会社で在宅勤務が普及した場合、人事評価は以前より厳密になる可能性が高いと予想されています。従業員がこれまで通り職場で仕事した場合、上司は作業の進捗状況や業務成果をいつでも手間なく確認できます。働き方が在宅勤務に切り替わると、これらの確認作業は今までほど簡単ではなくなるでしょう。

上司による日々のチェックが難しい状況では、まず各自の作業目標や目指すべき成果を明確にする必要があると考えられています。業績を評価する際、基本的に従業員により示される達成度合いが判断基準です。このシステムでは的確に達成状況を提示できるかが判断を左右するため、適切に評価されるには厳密な業務報告が欠かせないと指摘されています。

人材雇用に与える影響

人材雇用に関しては、職場が都内にあっても採用時の選択肢は全国に広がると考えられています。東京の職場で働こうと考えた場合、これまでなら都内近郊に在住していることが自然と求められました。在宅勤務が可能になれば、自宅が東京から離れていても勤務に差し支えありません。

居住地に関係なく東京の会社で働ける環境になれば、従業員は通勤圏内に住む必要がなくなります。こういった変化が起きると企業は全国各地から優れた人材を集められ、東京と地方の給与格差は縮小するかもしれません。ただ応募する側にとっては、居住地による制約がなくなると競争が激しくなるため、雇用環境は厳しくなるとの声も聞かれます。

テレワークの推進に役立つ制度

現在、企業でテレワークを推進する際に役立つ制度が総務省、厚生労働省、経済産業省、ならびに東京都から提供されています。

総務省による支援事業

総務省が提供している支援事業は、「テレワークマネージャー相談事業」です。テレワークの実施に伴いICTツールを導入する企業に対し、この分野の専門的なノウハウを有するテレワークマネージャーがセキュリティ問題などに関する相談に応じます。コンサルティングの代金は無料であり、今年度は2020年4月1日~2021年3月31日まで受け付ける予定です。

厚生労働省による助成金制度

厚生労働省は助成金制度として、「働き方改革推進支援助成金(テレワークコース)」(名称は「新型コロナウイルス感染症対策のための時間外労働等改善助成金(テレワークコース)」に変更予定)を用意しています。助成対象は、感染症に対処するためテレワークを新規導入するか試験的に実施している中小企業の事業主です。

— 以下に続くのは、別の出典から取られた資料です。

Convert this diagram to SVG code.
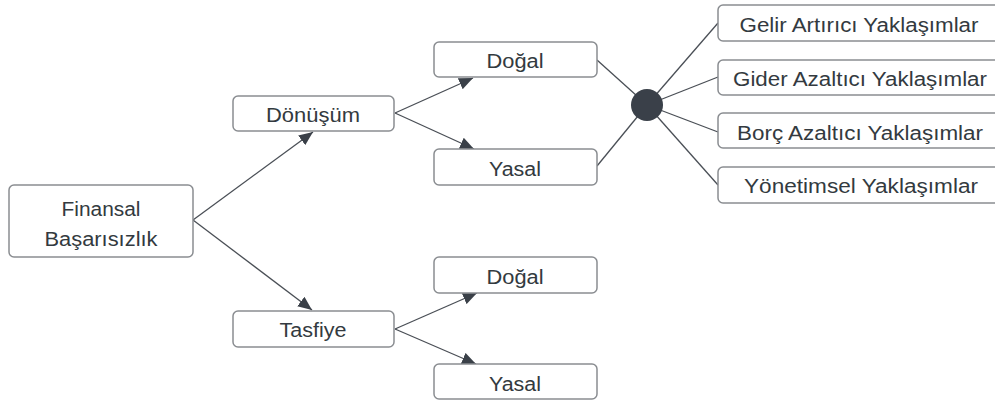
<svg xmlns="http://www.w3.org/2000/svg" width="995" height="400" viewBox="0 0 995 400">
<defs>
<style>
.box{fill:#fff;stroke:#8a8d91;stroke-width:1.5}
.t{font-family:"Liberation Sans",Arial,sans-serif;font-size:19.5px;fill:#333a40;text-anchor:middle}
.c{stroke:#4a4f56;stroke-width:1.3;fill:none}
</style>
<marker id="ah" markerUnits="userSpaceOnUse" markerWidth="16" markerHeight="12" refX="14" refY="6" orient="auto">
<path d="M0,0 L14,6 L0,12 Z" fill="#3a4048"/>
</marker>
</defs>
<rect width="995" height="400" fill="#fff"/>
<g id="connectors">
<line class="c" x1="193" y1="220" x2="313" y2="132" marker-end="url(#ah)"/>
<line class="c" x1="193" y1="220" x2="312" y2="310" marker-end="url(#ah)"/>
<line class="c" x1="395" y1="113" x2="473" y2="78" marker-end="url(#ah)"/>
<line class="c" x1="395" y1="113" x2="474" y2="149" marker-end="url(#ah)"/>
<line class="c" x1="395" y1="329" x2="477" y2="293" marker-end="url(#ah)"/>
<line class="c" x1="395" y1="329" x2="476" y2="364" marker-end="url(#ah)"/>
<line class="c" x1="597" y1="60" x2="647" y2="105"/>
<line class="c" x1="597" y1="166" x2="647" y2="105"/>
<line class="c" x1="647" y1="105" x2="718" y2="23"/>
<line class="c" x1="647" y1="105" x2="718" y2="77"/>
<line class="c" x1="647" y1="105" x2="718" y2="132"/>
<line class="c" x1="647" y1="105" x2="718" y2="185"/>
</g>
<g id="hub"><circle cx="647" cy="105" r="16" fill="#3a4049"/></g>
<g id="finansal"><rect class="box" x="9" y="185" width="184" height="72" rx="5"/>
<text class="t" x="101" y="216" textLength="79" lengthAdjust="spacingAndGlyphs">Finansal</text>
<text class="t" x="101" y="246" textLength="113" lengthAdjust="spacingAndGlyphs">Başarısızlık</text></g>
<g id="donusum"><rect class="box" x="233" y="96" width="161" height="35" rx="5"/>
<text class="t" x="313" y="122" textLength="94" lengthAdjust="spacingAndGlyphs">Dönüşüm</text></g>
<g id="tasfiye"><rect class="box" x="233" y="311" width="161" height="36" rx="5"/>
<text class="t" x="313" y="337" textLength="67" lengthAdjust="spacingAndGlyphs">Tasfiye</text></g>
<g id="dogal1"><rect class="box" x="434" y="42" width="163" height="35" rx="5"/>
<text class="t" x="515" y="68" textLength="57" lengthAdjust="spacingAndGlyphs">Doğal</text></g>
<g id="yasal1"><rect class="box" x="434" y="149" width="163" height="36" rx="5"/>
<text class="t" x="515" y="176" textLength="52" lengthAdjust="spacingAndGlyphs">Yasal</text></g>
<g id="dogal2"><rect class="box" x="434" y="257" width="163" height="36" rx="5"/>
<text class="t" x="515" y="284" textLength="57" lengthAdjust="spacingAndGlyphs">Doğal</text></g>
<g id="yasal2"><rect class="box" x="434" y="364" width="163" height="35" rx="5"/>
<text class="t" x="515" y="391" textLength="52" lengthAdjust="spacingAndGlyphs">Yasal</text></g>
<g id="gelir"><rect class="box" x="718" y="5" width="290" height="36" rx="5"/>
<text class="t" x="859" y="32" textLength="239" lengthAdjust="spacingAndGlyphs">Gelir Artırıcı Yaklaşımlar</text></g>
<g id="gider"><rect class="box" x="718" y="60" width="290" height="35" rx="5"/>
<text class="t" x="860" y="86" textLength="254" lengthAdjust="spacingAndGlyphs">Gider Azaltıcı Yaklaşımlar</text></g>
<g id="borc"><rect class="box" x="718" y="113" width="290" height="35" rx="5"/>
<text class="t" x="860" y="140" textLength="246" lengthAdjust="spacingAndGlyphs">Borç Azaltıcı Yaklaşımlar</text></g>
<g id="yonetimsel"><rect class="box" x="718" y="167" width="290" height="36" rx="5"/>
<text class="t" x="861" y="193" textLength="234" lengthAdjust="spacingAndGlyphs">Yönetimsel Yaklaşımlar</text></g>
</svg>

労働者災害補償保険が適用中であれば、支援を受けられます。主な支援条件に挙げられている取組は、テレワーク用通信機器の導入・運用や就業規則・労使協定の作成・変更です。当初、実施期間は2020年2月17日~5月31日までを予定していましたが、この期間内での実施が困難であれば期日は延長可能と補足されています。詳細について確認する場合には、テレワーク相談センターにお問い合わせ下さい。

経済産業省による補助金制度

経済産業省が用意する補助金制度は、「IT導入補助金」です。中小企業および小規模事業者がニーズに応じてITツール(ソフトウェアやサービス)を導入する際、経費の補助により業務の効率化や売上増進をサポートしてもらえます。

東京都による助成金制度

東京都は、「事業継続緊急対策(テレワーク)助成金」を用意しました。都内の中堅・中小企業を対象に、テレワークに必要なツールの導入経費を助成する制度です。当初の交付申請期間は2020年3月6日~5月12日を予定していましたが、現在は受付期間が7月31日まで延長されています。

ほかにもテレワーク導入を支援する「ワークスタイル変革コンサルティング」などがあるため、必要に応じて各種の制度を有効活用していきましょう。